Çin'den Hong Kong'a 'Tek Ülke-İki Sistem' Vurgusu

Pekin yönetimi, Hong Kong'a 'tek ülke-iki sistem' ilkesindeki kararlığını yineledi.

China Daily gazetesinin haberine göre, Hong Kong'daki temaslarında bölgenin resmi yetkilileri, iş adamları ve birçok kesiminin temsilcileri ile akşam yemeğinde bir araya gelen Çin Ulusal Halk Meclisi Daimi Komitesi Başkanı Cang Dıciang, merkezi yönetimin, 'tek ülke-iki sistem' kararlığını yineleyerek bölge halkının, Çin ve Hong Kong'un parlak geleceği içinde güven içinde olacaklarını savundu.
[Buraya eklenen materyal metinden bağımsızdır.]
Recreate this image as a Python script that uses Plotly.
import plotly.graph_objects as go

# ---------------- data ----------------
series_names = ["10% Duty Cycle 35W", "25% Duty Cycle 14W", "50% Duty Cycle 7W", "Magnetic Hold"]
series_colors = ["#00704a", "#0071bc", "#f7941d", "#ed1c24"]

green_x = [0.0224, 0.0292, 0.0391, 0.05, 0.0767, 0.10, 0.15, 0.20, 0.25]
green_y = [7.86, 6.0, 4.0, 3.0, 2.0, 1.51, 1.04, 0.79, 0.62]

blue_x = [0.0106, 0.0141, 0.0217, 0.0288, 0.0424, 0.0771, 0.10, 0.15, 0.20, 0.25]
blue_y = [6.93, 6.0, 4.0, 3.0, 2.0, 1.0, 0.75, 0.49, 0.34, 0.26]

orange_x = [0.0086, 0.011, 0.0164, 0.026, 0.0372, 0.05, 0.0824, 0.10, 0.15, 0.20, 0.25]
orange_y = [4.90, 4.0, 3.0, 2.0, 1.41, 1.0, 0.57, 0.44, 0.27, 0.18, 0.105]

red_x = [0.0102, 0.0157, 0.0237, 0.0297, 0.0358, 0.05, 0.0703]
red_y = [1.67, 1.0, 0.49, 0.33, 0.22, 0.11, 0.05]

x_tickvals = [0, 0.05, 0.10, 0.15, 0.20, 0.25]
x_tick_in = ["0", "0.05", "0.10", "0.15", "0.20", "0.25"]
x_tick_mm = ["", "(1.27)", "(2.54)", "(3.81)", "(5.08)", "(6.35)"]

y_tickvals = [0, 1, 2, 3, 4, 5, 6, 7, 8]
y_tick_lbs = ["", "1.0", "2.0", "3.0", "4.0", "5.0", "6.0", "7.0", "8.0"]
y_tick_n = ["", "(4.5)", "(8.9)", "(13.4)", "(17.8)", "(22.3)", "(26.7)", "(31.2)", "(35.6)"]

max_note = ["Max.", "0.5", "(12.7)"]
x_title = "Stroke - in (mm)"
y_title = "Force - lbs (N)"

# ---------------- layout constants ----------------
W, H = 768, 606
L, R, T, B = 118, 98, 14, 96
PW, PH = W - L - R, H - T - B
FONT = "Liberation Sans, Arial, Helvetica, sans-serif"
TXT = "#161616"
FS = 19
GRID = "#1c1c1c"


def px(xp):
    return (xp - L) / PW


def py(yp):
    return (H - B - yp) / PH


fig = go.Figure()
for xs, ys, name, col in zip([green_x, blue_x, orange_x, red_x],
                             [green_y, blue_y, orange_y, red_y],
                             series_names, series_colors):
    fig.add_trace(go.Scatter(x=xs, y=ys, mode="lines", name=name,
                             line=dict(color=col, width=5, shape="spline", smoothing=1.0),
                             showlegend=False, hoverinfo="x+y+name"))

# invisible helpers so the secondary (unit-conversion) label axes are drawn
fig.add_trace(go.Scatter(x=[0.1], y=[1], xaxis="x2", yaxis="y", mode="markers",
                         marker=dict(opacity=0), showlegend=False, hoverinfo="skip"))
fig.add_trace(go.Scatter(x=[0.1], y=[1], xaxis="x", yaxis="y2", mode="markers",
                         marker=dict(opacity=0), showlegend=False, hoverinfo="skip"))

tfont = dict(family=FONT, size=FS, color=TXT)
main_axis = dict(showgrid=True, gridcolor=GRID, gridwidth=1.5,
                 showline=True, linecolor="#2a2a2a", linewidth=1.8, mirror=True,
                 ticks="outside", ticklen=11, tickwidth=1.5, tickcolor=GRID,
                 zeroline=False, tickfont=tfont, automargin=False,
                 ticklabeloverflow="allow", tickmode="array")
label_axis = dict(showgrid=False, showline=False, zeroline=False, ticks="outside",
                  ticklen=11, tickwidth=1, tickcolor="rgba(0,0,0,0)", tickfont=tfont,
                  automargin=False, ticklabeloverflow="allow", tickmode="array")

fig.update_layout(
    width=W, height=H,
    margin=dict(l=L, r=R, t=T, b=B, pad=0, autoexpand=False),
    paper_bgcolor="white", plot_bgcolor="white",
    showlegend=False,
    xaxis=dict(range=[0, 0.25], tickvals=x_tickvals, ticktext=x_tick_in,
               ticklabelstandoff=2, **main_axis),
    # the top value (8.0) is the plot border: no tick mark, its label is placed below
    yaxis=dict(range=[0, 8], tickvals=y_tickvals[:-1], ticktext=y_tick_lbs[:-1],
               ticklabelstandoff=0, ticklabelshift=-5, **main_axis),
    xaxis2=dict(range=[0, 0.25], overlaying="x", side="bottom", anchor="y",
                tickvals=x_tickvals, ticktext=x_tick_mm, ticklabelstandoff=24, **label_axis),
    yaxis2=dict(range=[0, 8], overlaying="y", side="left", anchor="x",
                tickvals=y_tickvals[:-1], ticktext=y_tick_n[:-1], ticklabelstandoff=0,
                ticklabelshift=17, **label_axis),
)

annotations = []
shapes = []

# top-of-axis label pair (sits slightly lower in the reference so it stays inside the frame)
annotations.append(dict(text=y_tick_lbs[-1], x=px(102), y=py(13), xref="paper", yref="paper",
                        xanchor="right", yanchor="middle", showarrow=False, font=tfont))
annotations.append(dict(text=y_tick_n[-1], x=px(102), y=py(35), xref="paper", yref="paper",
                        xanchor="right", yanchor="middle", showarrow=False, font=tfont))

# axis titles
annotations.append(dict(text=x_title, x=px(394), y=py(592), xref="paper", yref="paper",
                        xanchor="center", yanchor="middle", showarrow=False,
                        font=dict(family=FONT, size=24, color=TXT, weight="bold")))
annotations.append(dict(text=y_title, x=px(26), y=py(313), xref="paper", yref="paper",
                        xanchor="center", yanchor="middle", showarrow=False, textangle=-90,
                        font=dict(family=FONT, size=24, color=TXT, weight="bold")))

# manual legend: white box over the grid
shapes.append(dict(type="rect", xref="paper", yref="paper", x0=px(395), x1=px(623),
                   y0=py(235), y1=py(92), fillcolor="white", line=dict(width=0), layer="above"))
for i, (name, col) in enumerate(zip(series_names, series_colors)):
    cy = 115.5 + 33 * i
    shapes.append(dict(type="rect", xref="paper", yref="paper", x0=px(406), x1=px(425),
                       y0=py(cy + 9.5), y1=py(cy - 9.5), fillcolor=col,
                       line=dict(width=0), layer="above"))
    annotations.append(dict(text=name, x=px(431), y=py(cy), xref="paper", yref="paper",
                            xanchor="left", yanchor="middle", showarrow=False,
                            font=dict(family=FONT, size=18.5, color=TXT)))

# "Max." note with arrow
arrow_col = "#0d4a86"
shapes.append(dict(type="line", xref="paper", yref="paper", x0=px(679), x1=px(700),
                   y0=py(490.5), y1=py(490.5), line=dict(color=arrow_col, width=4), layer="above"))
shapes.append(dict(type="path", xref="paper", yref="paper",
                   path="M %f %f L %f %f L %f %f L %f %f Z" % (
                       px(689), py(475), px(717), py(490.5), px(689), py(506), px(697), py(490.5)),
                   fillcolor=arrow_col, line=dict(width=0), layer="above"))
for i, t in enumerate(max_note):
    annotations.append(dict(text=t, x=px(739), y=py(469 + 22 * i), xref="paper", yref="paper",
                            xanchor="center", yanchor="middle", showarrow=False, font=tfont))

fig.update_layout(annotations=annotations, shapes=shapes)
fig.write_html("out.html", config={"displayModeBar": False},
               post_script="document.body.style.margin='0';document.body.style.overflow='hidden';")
Cang, 'tek ülke-iki sistem' ilkesinin, serbest piyasa ekonomisi ve uluslararası finans merkezi olarak Hong Kong'un statüsünü ve halkın yaşam tarzını başarılı şekilde devam ettirdiğini belirtti.

Devlet politikası ve stratejik tercih olarak belirlenen 'tek ülke –iki sistem' uygulamasının, Hong Kong ve anakara arasındaki bağı güçlendirmede etkili olması nedeniyle değiştirilmeyeceğini vurgulayan Cang, Hong Kong'da uygulanan bu sistemden vazgeçileceğine dair iddiaların da asılsız olduğunu dile getirdi.
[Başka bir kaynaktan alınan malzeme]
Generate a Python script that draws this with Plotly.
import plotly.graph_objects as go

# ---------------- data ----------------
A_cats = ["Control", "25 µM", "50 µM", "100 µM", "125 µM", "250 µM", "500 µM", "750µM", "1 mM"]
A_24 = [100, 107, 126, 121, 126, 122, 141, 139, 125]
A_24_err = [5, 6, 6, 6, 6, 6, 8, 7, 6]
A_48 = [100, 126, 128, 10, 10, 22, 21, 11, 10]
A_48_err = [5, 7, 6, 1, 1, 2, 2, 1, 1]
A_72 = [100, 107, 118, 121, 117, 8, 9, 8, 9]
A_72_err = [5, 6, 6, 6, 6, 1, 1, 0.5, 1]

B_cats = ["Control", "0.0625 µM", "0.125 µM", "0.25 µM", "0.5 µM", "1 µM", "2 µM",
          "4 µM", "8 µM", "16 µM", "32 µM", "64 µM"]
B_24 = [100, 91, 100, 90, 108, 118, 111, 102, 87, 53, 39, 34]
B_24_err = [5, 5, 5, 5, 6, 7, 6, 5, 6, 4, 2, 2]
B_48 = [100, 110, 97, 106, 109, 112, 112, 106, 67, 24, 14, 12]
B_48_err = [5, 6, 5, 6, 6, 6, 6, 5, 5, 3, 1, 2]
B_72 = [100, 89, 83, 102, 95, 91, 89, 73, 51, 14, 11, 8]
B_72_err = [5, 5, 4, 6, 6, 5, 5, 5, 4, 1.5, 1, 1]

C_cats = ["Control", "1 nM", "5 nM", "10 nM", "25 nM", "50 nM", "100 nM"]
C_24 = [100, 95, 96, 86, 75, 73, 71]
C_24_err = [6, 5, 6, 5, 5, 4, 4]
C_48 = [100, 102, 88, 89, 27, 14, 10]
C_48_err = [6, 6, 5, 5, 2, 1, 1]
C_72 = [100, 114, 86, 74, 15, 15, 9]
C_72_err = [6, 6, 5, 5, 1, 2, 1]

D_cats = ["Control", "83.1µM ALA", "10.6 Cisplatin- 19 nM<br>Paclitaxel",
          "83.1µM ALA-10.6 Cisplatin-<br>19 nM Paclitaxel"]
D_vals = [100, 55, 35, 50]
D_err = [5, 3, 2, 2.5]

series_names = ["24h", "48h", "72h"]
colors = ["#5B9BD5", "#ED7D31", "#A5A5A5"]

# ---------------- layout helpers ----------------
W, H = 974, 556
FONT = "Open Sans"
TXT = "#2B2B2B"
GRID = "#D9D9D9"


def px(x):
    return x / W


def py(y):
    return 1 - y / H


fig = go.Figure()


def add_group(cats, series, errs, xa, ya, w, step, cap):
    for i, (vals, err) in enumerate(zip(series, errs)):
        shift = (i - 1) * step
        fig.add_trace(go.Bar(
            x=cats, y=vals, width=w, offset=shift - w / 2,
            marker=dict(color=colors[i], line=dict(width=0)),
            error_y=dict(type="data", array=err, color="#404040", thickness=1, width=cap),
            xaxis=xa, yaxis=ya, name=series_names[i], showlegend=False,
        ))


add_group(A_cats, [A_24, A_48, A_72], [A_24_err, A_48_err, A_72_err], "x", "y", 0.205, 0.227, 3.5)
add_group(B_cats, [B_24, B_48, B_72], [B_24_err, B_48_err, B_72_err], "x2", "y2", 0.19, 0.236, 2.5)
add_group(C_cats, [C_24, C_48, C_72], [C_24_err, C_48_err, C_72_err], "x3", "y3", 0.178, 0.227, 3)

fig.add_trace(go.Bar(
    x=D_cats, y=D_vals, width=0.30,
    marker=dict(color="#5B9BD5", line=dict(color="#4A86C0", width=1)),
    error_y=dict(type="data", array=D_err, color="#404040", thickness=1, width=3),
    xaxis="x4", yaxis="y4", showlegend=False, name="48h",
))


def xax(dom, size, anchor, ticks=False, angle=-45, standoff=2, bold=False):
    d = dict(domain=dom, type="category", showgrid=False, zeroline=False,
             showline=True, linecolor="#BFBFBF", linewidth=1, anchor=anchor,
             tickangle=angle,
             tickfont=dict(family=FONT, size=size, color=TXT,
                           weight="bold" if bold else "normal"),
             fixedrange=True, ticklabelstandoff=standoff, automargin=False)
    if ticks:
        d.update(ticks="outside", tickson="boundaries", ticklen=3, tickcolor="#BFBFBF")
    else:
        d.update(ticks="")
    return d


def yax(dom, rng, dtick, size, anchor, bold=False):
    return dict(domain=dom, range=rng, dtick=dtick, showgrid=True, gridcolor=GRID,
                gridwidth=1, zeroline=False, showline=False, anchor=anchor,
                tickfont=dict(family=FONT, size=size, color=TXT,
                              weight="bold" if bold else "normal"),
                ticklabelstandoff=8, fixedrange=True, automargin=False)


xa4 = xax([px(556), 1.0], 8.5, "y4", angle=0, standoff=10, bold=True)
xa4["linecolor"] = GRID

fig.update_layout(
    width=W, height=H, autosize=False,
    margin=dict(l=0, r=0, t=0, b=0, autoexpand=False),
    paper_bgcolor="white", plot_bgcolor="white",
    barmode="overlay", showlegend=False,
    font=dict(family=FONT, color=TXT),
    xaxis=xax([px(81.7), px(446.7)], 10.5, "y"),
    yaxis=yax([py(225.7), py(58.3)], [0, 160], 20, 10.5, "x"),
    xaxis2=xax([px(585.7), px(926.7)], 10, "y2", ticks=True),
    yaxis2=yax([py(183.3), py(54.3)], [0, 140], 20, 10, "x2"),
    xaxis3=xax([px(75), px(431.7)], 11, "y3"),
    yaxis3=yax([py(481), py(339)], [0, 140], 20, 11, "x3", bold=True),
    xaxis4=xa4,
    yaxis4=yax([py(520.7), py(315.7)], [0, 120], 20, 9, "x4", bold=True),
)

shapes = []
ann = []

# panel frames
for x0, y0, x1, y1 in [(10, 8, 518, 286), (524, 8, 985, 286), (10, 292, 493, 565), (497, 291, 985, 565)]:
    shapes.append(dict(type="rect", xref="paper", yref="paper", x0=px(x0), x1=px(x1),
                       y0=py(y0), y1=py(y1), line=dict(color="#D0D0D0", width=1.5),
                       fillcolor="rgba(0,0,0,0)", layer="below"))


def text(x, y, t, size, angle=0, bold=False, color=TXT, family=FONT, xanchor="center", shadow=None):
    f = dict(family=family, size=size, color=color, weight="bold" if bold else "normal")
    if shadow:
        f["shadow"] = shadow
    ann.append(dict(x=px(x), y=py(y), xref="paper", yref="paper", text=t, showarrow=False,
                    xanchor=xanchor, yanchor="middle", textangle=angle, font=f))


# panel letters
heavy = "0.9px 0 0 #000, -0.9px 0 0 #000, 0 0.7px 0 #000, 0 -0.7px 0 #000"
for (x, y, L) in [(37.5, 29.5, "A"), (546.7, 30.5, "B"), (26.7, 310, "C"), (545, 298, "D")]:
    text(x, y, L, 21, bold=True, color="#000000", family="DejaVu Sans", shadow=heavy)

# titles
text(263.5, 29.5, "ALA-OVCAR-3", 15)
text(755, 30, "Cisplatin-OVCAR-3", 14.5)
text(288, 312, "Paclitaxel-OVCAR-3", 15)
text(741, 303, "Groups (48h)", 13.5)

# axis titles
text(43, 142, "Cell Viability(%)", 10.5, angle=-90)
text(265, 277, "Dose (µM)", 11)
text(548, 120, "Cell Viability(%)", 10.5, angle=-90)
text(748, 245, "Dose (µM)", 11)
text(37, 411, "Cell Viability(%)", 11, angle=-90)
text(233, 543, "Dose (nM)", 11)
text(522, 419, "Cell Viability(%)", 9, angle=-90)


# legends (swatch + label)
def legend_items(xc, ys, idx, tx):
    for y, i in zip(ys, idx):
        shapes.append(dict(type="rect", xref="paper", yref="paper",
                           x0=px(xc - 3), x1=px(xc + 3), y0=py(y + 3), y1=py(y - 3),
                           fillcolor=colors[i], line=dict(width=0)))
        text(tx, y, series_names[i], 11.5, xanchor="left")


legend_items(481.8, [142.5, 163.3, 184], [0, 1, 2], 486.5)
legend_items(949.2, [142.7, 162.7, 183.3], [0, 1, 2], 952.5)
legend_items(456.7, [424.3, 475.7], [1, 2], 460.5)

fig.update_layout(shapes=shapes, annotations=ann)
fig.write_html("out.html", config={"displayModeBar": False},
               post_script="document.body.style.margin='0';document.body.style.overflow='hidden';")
Cang ayrıca, Çin ve Hong Kong arasında benimsenen ilkenin, taraflar için en iyi çıkarı barındırdığını ve Hong Kongluların 'aidiyetleri ve otonom yönetim yapısını' kaybetmeyeceklerini söyledi.

Diğer yandan, 'yerelcilik' adı altında Hong Kong'un anakaradan ayrılmasını savunan küçük ayrılıkçı gruplara işaret eden Cang, hukuk üstünlüğünün, Hong Kong toplumu ve özgürlüğünün de en önemli temelini teşkil ettiğine dikkati çekerek, bu temelin sarsılması durumunda Hong Kong'un refahı ve istikrarını nasıl sürdüreceğini sordu.
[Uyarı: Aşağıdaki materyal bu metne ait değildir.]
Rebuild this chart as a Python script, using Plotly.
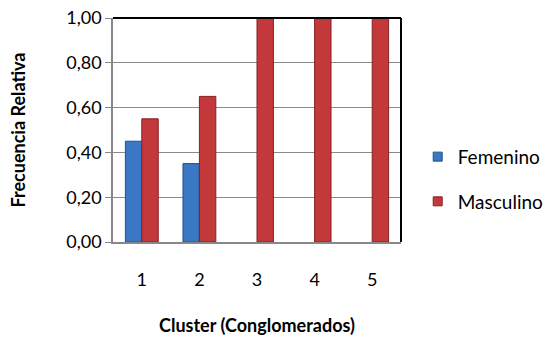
import plotly.graph_objects as go

clusters = ["1", "2", "3", "4", "5"]
femenino = [0.45, 0.35, None, None, None]
masculino = [0.55, 0.65, 1.0, 1.0, 1.0]

FONT = "Lato"
BLUE = "#3a77c4"
RED = "#c3383a"

fig = go.Figure()
fig.add_trace(go.Bar(
    x=clusters, y=femenino, name="Femenino", showlegend=False,
    marker=dict(color=BLUE, line=dict(color="#24508a", width=1)),
))
fig.add_trace(go.Bar(
    x=clusters, y=masculino, name="Masculino", showlegend=False,
    marker=dict(color=RED, line=dict(color="#862224", width=1)),
))
# legend entries (small square swatches)
fig.add_trace(go.Scatter(x=[None], y=[None], mode="markers", name="Femenino", legendgroup="f",
                         marker=dict(symbol="square", size=9, color=BLUE,
                                     line=dict(color="#24508a", width=1))))
fig.add_trace(go.Scatter(x=[None], y=[None], mode="markers", name="Masculino", legendgroup="m",
                         marker=dict(symbol="square", size=9, color=RED,
                                     line=dict(color="#862224", width=1))))

fig.update_layout(
    width=548, height=338,
    margin=dict(l=113, r=147, t=18, b=96, autoexpand=False),
    paper_bgcolor="white", plot_bgcolor="white",
    barmode="group", bargap=0.43, bargroupgap=0,
    separators=",.",
    font=dict(family=FONT, size=18, color="#000"),
    showlegend=True,
    legend=dict(x=1.058, xanchor="left", y=0.28, yanchor="middle",
                font=dict(size=19), tracegroupgap=17, itemwidth=30,
                bgcolor="rgba(0,0,0,0)"),
    xaxis=dict(
        showline=True, linecolor="#888", linewidth=1.5, automargin=False,
        ticks="", showgrid=False, ticklabelstandoff=21,
        title=dict(text="<b>Cluster (Conglomerados)</b>", font=dict(size=18), standoff=30),
    ),
    yaxis=dict(
        range=[0, 1], dtick=0.2, tickformat=".2f", automargin=False,
        showline=True, linecolor="#888", linewidth=1.5,
        ticks="outside", ticklen=6, tickcolor="#888",
        showgrid=True, gridcolor="#8a8a8a", gridwidth=1,
        zeroline=False,
        title=dict(text="<b>Frecuencia Relativa</b>", font=dict(size=18), standoff=36),
    ),
)

# black border on top and right of plot area
fig.add_shape(type="line", xref="x domain", yref="y domain", x0=0, x1=1, y0=1, y1=1,
              line=dict(color="black", width=2))
fig.add_shape(type="line", xref="x domain", yref="y domain", x0=1, x1=1, y0=0, y1=1,
              line=dict(color="black", width=2))

fig.write_html("out.html", config={"displayModeBar": False},
               post_script="document.body.style.margin='0';")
Çin'in, Hong Kong’da yönetici adaylarını kendilerinin belirleyeceğinin açıklamasıyla 2014 yılında Hong Kong'da meydana gelen Çin karşıtı protestoların ardından Pekin yönetimi ilk kez üst düzey ziyaret gerçekleştirirken, Cang'ın Hong Kong'a gelişiyle de Pekin aleyhinde küçük çaplı gösteriler düzenlendi.

Çin'in, 2014'ün Ağustos ayında Hong Kong halkının kendi liderini seçebileceğini ancak adayların Pekin yönetimine bağlı geniş temsili bir komite tarafından belirleneceğini açıklamasının ardından, Eylül ayında başlayan 'tam demokrasi' yanlısı gösteriler yaklaşık 3 ay devam etmişti. 28 Eylül'de başlayan ve iki ayı aşkın bir süre devam eden gösterilerde ve çıkan olaylarda 518 kişi yaralanmıştı. Gösteriler sırasında bin civarında protestocu gözaltına alınmıştı.